La métaphore du coup de foudre est reprise au moment de la mort des deux époux : “Ce fut un éclair. Ils tombèrent l’un sur l’autre, foudroyés, trouvant enfin une consolation dans la mort”. Cette image symbolise la rapidité de leur mort, mais fait aussi référence au coup de foudre originel qu’ils ont eu l’un pour l’autre et qui est à l'origine de leur destin tragique.

Le double suicide est relié au meurtre commis par le biais d’éléments qui renvoient aux caractéristiques du cadavre de Camille: “la cicatrice qu’avaient laissée les dents de Camille”, “tordus, vautrés, éclairés de lueurs jaunâtres”...

 

II) Une scène théâtralisée

 

Madame Raquin prend un rôle de juge dans ce passage, on peut même voir en elle une incarnation du jugement dernier : “Madame Raquin, sentant que le dénouement était proche, les regardait avec des yeux fixes et aigus.”

Zola met en place une ambiance inquiétante dès les premiers en utilisant les champs lexicaux du froid, de la pâleur et du silence qui évoquent la mort :”Lorsqu’ils furent remontés, ce soir-là, ils s’assirent un instant, les yeux vagues, les lèvres pâles.
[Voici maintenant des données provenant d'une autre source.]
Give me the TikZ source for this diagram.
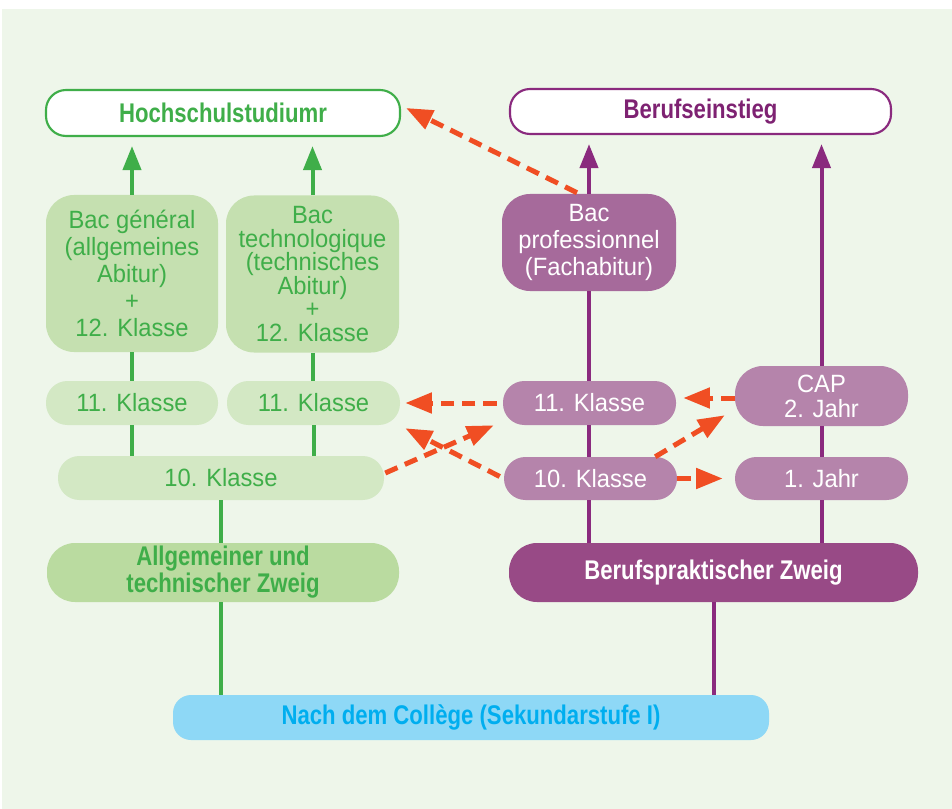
\documentclass[tikz,border=0pt]{standalone}
\usepackage{fontspec}
\setmainfont{Liberation Sans}[FakeStretch=0.95]
\newfontfamily\bcond{Liberation Sans}[FakeStretch=0.82]
\usetikzlibrary{arrows.meta}
\definecolor{bg}{HTML}{EEF6EA}
\definecolor{gline}{HTML}{3FAE49}
\definecolor{gtext}{HTML}{3FAE49}
\definecolor{gbac}{HTML}{C5E0B0}
\definecolor{gkl}{HTML}{D3E8C4}
\definecolor{gzw}{HTML}{BADBA0}
\definecolor{pline}{HTML}{8A2A7E}
\definecolor{ptext}{HTML}{7E2272}
\definecolor{pbac}{HTML}{A66A9B}
\definecolor{pkl}{HTML}{B584AB}
\definecolor{pzw}{HTML}{984A86}
\definecolor{bfill}{HTML}{8ED8F6}
\definecolor{btext}{HTML}{00AEEF}
\definecolor{orng}{HTML}{F04E23}
\tikzset{
  box/.style={rounded corners=16pt, inner sep=0pt, align=center,
    font=\fontsize{18.75}{20.25}\selectfont},
  bbox/.style={box, font=\bcond\bfseries\fontsize{20.25}{20.25}\selectfont},
  gk/.style={box, fill=gkl, text=gtext, minimum height=33pt},
  pk/.style={box, fill=pkl, text=white, minimum width=129.75pt, minimum height=33pt},
  gl/.style={draw=gline, line width=3pt},
  pl/.style={draw=pline, line width=3pt},
  garr/.style={gl, -{Triangle[length=18pt,width=13.5pt]}, shorten >=6.75pt},
  parr/.style={pl, -{Triangle[length=18pt,width=13.5pt]}, shorten >=6.75pt},
  oarr/.style={draw=orng, line width=3.75pt, dash pattern=on 10pt off 6pt,
    -{Triangle[length=20pt,width=15pt]}}
}
\begin{document}
\begin{tikzpicture}[x=0.75pt,y=-0.75pt]
\useasboundingbox (0,0) rectangle (952,809);
\fill[white] (0,0) rectangle (952,809);
\fill[bg] (2,9) rectangle (952,809);

% top targets
\node[bbox, draw=gline, line width=1.6pt, fill=white, text=gtext, rounded corners=15pt,
  minimum width=265.5pt, minimum height=34.5pt] (hoch) at (223,113) {Hochschulstudiumr};
\node[bbox, draw=pline, line width=1.6pt, fill=white, text=ptext, rounded corners=15pt,
  minimum width=285.75pt, minimum height=33.75pt] (beruf) at (700.5,111.5) {Berufseinstieg};

% green column
\node[box, fill=gbac, text=gtext, rounded corners=21pt, minimum width=129pt, minimum height=117.75pt]
  (bacg) at (132,273.5) {Bac général\\(allgemeines\\Abitur)\\+\\12. Klasse};
\node[box, fill=gbac, text=gtext, rounded corners=21pt, minimum width=129.75pt, minimum height=117.75pt,
  font=\fontsize{18.75}{17.6}\selectfont]
  (bact) at (312.5,274) {Bac\\technologique\\(technisches\\Abitur)\\+\\12. Klasse};
\node[gk, minimum width=129pt] (k11a) at (132,403) {11. Klasse};
\node[gk, minimum width=129.75pt] (k11b) at (313.5,403) {11. Klasse};
\node[gk, minimum width=244.5pt] (k10g) at (221,478) {10. Klasse};
\node[bbox, fill=gzw, text=gtext, rounded corners=21pt, minimum width=264pt, minimum height=44.25pt]
  (allg) at (223,572.5) {Allgemeiner und\\technischer Zweig};

% purple column
\node[box, fill=pbac, text=white, rounded corners=21pt, minimum width=130.5pt, minimum height=72.75pt]
  (bacp) at (589,242.5) {Bac\\professionnel\\(Fachabitur)};
\node[pk] (k11p) at (589.5,403) {11. Klasse};
\node[pk, minimum height=32.25pt] (k10p) at (590.5,478.5) {10. Klasse};
\node[pk, rounded corners=21pt, minimum height=45pt, font=\fontsize{18.75}{18.75}\selectfont]
  (cap) at (821.5,396) {CAP\\2. Jahr};
\node[pk, minimum height=32.25pt] (j1) at (821.5,478.5) {1. Jahr};
\node[bbox, fill=pzw, text=white, rounded corners=21pt, minimum width=306.75pt, minimum height=44.25pt]
  (bpz) at (713.5,572.5) {Berufspraktischer Zweig};

% bottom
\node[bbox, fill=bfill, text=btext, rounded corners=13.5pt, minimum width=447pt, minimum height=33.75pt]
  (nach) at (471,717.5) {Nach dem Collège (Sekundarstufe I)};

% green lines
\draw[garr] (bacg.north) -- (bacg.north |- hoch.south);
\draw[garr] (bact.north) -- (bact.north |- hoch.south);
\draw[gl] (bacg.south) -- (bacg.south |- k11a.north);
\draw[gl] (bact.south) -- (bact.south |- k11b.north);
\draw[gl] (k11a.south) -- (k11a.south |- k10g.north);
\draw[gl] (k11b.south) -- (k11b.south |- k10g.north);
\draw[gl] (k10g.south) -- (k10g.south |- allg.north);
\draw[gl] (k10g.south |- allg.south) -- (k10g.south |- nach.north);

% purple lines
\draw[parr] (bacp.north) -- (bacp.north |- beruf.south);
\draw[parr] (cap.north) -- (cap.north |- beruf.south);
\draw[pl] (bacp.south) -- (bacp.south |- k11p.north);
\draw[pl] (bacp.south |- k11p.south) -- (bacp.south |- k10p.north);
\draw[pl] (bacp.south |- k10p.south) -- (bacp.south |- bpz.north);
\draw[pl] (cap.south) -- (cap.south |- j1.north);
\draw[pl] (j1.south) -- (j1.south |- bpz.north);
\draw[pl] (bpz.south) -- (bpz.south |- nach.north);

% orange dashed arrows
\draw[oarr] ([xshift=-9pt,yshift=0.75pt]bacp.north) -- ([xshift=3.75pt,yshift=3.75pt]hoch.east);
\draw[oarr] ([xshift=-4.5pt]k11p.west) -- ([xshift=3.75pt]k11b.east);
\draw[oarr] ([xshift=-3pt,yshift=1.5pt]k10p.west) -- ([xshift=3.75pt,yshift=-2.25pt]k11b.south east);
\draw[oarr] ([xshift=0.75pt,yshift=3.75pt]k10g.east) -- ([xshift=-6.75pt]k11p.south west);
\draw[oarr] ([yshift=-1.5pt]cap.west) -- ([xshift=5.25pt,yshift=3.75pt]k11p.east);
\draw[oarr] ([xshift=-16.5pt]k10p.north east) -- ([xshift=-7.5pt,yshift=8.25pt]cap.south west);
\draw[oarr] (k10p.east) -- ([xshift=-9pt]j1.west);
\end{tikzpicture}
\end{document}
Au bout d’un silence.

Avant le décès des époux, le temps est comme figé dans un espèce de malaise précédant l’action, puis il accélère rapidement lorsqu’ils se mettent à boire le poison (“Ce fut un éclair”) . Finalement, le temps se fige encore après leur mort alors que Madame Raquin, paralysée, regarde leurs cadavres pendant onze heures : “Et, pendant près de douze heures, jusqu’au lendemain vers midi, madame Raquin, froide et muette, les contempla à ses pieds, ne pouvant se rassasier les yeux, les écrasant de regards lourds.”

Les jeux de regards entre les deux époux et madame Raquin symbolisent la tension entre les personnages. Ils montrent que les trois colocataires se comprennent sans parler parce que cela fait trop longtemps qu’ils sont enfermés ensemble. Et de plus, après l’aveu du meurtre fait à madame Raquin à la fois pour soulager leur conscience et torturer la pauvre vieille, il n’y a plus rien à dire. Madame Raquin, paralysée et muette, emportera leur secret dans sa tombe.